El país no es gobernable desde generaciones que sean indiferentes a las necesidades de los jóvenes.
Siempre se dijo que Colombia era un país de niños. Eso, que fue cierto hasta hace unos pocos años, ya no lo es. Durante décadas, cuando el crecimiento demográfico estaba disparado, los menores de 15 años fueron el grupo más importante de la población –aunque muy mal representado políticamente–. Por ejemplo, la inversión en educación básica siempre estuvo por debajo del gasto en pensiones, aunque los menores en edad escolar eran cinco veces más que los pensionados.
Todo esto va a cambiar por la demografía. Si hubiéramos analizado con cuidado las cifras del censo de 2018, las multitudinarias marchas del año pasado no nos habrían tomado por sorpresa.
El punto es que Colombia dejó de ser un país de niños para convertirse en un país de jóvenes. Y, para ser más concretos, de jóvenes deliberantes que no están dispuestos a dejarse imponer la agenda. Además, un grupo con grandes dificultades y razones para estar descontento. Las generaciones mayores les repiten hasta el cansancio que Colombia está mucho mejor que hace veinte años. Esta afirmación, aunque cierta, les entra por un oído y les sale por el otro, pues en nada alivia sus problemas actuales, que son reales.
Los colombianos de entre 15 y 30 años son ahora el grupo más grande de la población. Pesa tanto numéricamente que si participan activamente en las decisiones políticas, serán el electorado determinante en 2022.
Aunque tienen cuatro años más de educación que la generación anterior, sus ingresos todavía son muy bajos. No dependen de sus padres: una tercera parte de los hombres de 25 años y un 25 por ciento de las mujeres son cabeza de hogar. A los 30, ya la mitad de los hombres, y un 30 por ciento de las mujeres, es responsable de un hogar.
A esta realidad hay que sumarle otra.

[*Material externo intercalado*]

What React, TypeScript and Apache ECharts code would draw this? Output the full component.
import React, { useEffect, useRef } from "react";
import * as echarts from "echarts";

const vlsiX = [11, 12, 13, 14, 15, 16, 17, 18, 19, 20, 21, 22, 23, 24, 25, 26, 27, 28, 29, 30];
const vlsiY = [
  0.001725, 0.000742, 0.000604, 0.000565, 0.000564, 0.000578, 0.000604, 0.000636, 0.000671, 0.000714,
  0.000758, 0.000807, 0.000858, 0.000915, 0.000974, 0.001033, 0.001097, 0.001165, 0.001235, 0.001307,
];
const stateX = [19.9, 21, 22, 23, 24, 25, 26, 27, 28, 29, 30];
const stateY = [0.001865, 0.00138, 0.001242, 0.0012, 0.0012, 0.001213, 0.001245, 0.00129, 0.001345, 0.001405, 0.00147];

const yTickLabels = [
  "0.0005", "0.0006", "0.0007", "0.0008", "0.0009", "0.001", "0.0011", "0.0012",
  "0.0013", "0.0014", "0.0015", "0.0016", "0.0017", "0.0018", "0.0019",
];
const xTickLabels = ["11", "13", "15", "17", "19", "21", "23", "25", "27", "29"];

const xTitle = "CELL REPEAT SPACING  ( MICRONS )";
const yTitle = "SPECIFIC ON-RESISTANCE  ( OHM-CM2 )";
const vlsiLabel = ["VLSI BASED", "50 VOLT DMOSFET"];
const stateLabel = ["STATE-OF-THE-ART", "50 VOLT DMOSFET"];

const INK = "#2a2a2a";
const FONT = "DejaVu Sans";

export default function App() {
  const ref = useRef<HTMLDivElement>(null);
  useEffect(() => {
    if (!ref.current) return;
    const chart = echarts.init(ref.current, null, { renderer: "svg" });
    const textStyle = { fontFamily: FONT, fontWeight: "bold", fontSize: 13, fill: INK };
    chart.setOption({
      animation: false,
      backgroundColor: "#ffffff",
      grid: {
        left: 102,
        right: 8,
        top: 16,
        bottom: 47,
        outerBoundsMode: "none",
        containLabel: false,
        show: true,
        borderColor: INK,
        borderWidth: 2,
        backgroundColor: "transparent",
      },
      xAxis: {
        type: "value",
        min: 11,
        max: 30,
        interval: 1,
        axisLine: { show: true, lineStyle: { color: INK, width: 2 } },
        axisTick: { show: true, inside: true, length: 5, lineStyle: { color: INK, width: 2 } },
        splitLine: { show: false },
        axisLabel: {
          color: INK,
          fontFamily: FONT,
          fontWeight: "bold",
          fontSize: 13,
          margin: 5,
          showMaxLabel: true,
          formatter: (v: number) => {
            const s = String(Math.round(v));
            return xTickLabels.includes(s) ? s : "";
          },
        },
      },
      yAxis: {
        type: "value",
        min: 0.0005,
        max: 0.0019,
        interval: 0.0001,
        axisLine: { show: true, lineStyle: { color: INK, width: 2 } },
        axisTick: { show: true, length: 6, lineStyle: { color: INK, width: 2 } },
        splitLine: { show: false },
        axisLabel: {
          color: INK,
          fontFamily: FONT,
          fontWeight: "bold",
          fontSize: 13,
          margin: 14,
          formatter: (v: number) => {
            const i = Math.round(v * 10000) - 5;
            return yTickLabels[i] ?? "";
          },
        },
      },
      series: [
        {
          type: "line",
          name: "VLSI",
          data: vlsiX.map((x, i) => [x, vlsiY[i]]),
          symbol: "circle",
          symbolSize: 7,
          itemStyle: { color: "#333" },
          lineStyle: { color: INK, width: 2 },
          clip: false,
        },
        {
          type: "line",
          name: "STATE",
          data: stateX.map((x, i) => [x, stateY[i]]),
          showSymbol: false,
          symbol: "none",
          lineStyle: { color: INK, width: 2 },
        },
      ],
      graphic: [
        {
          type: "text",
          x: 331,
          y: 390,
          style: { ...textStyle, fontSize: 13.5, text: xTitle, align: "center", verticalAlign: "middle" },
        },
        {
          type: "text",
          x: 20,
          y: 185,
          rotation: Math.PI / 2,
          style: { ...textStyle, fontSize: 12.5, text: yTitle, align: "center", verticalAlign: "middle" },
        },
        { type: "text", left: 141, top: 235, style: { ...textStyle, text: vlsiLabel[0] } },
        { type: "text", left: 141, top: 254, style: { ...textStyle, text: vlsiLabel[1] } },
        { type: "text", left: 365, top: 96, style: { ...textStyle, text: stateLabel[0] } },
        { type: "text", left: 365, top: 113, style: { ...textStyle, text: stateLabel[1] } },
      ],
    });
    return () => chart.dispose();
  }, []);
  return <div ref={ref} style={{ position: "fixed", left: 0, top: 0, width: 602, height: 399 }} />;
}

Hoy por hoy, el 40 por ciento de los colombianos pertenecen a la población vulnerable. Esto quiere decir que sus ingresos están por encima del nivel de pobreza, pero lejos de estar en la clase media consolidada. Para ser exactos, en 2018 el ingreso por persona en este grupo estuvo entre $ 257.000 mensuales (la línea de pobreza) y $ 609.000 por mes (el nivel de entrada a la clase media). Dado el aumento reciente del desempleo, es más fácil volver a caer a la pobreza que subir a la clase media. Esto produce una enorme angustia y descontento.
Una de las principales preocupaciones de los jóvenes es la calidad de la educación. Los resultados de las pruebas Pisa –que realiza la Ocde cada tres años a personas de 15 años– cayeron como un verdadero balde de agua fría: los datos de 2018 mostraron un retroceso en Colombia con respecto a los de 2015. Esto señala un problema mayúsculo: las personas hacen esfuerzos por educarse, pero no logran la capacitación adecuada, con lo cual los empleos que obtienen son de mala calidad.
Por eso no es sorprendente que en la encuesta de Gallup sobre satisfacción con la vida muestre un retroceso, aunque el país objetivamente sigue avanzando. Algo que no ayuda en absoluto es que la inmensa mayoría de las personas encuestadas consideran que la corrupción es un fenómeno generalizado, tanto en la órbita pública como en la privada.
Traducir esta insatisfacción y convertirla en cambio es el gran reto del país de los próximos años.
Hay dos formas de enfrentar el descontento. Una, la de los mesías populistas, es inducir caos para proponer que todo debe cambiar y a la postre no cambiar nada. Este es el camino que seguirán políticos oportunistas que buscan pescar en río revuelto. Otro camino es construir sobre lo construido, pero con una agenda de reformas clara y concreta. Entre ellas, hay que empezar por replantear el sistema de financiamiento de las campañas políticas –que es el origen de muchos problemas–.
El país ya no es gobernable desde los extremos ideológicos. Tampoco es gobernable desde generaciones que sean indiferentes a las angustias y necesidades de los jóvenes de hoy.